The push for carbon neutrality comes as marine engine emissions are the cleanest it has ever been. Thanks to four-stroke technology and tougher government environmental standards, emissions have been cut by 90 percent while increasing fuel efficiency by 40 percent.

That’s why boaters are seeing more electric outboards and new boat companies trying to solve the carbon neutrality riddle. Yamaha isn’t overlooking electric technology, the Japanese company is acquiring Torqeedo, a pioneer in electric outboards. Yamaha reached a stock purchase agreement with DEUTZ AG to acquire all its Torqeedo shares. The acquisition, which requires regulatory approval, is expected to be completed in 2024.

During the initial testing phase, engineers are going to test the viability from range to safety. While testing the engine, Yamaha will develop standards and examine ways to build infrastructure, which can be a steep hurdle. It’s a safe bet most marinas don’t have hydrogen refilling stations. 
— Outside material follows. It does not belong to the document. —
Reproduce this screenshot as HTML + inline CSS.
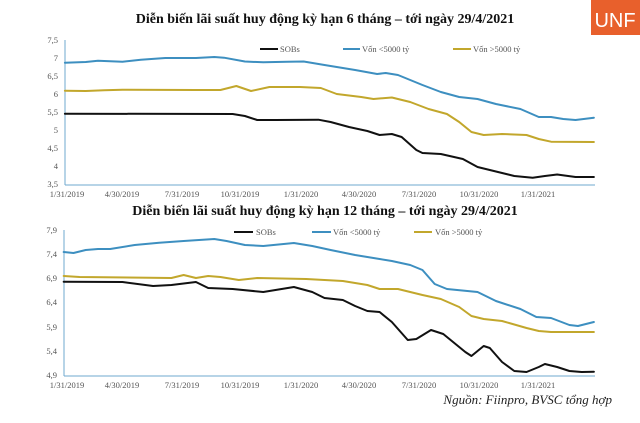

Joan Maxwell, president of Regulator Marine, jumped at the opportunity to partner with Yamaha and Rouch on the project. Maxwell is curious to see how the technology that powers rockets and automobiles works for the marine industry.

“If we don’t look for a new source, we won’t find a new source. Innovation starts by asking questions. It creates a little angst, but at the end of the day good stuff comes out of innovation,” Maxwell said. “In the future, as we design boats, if this proves what we think it will, it could be very possible that we are designing hulls around these hydrogen fuel tanks.”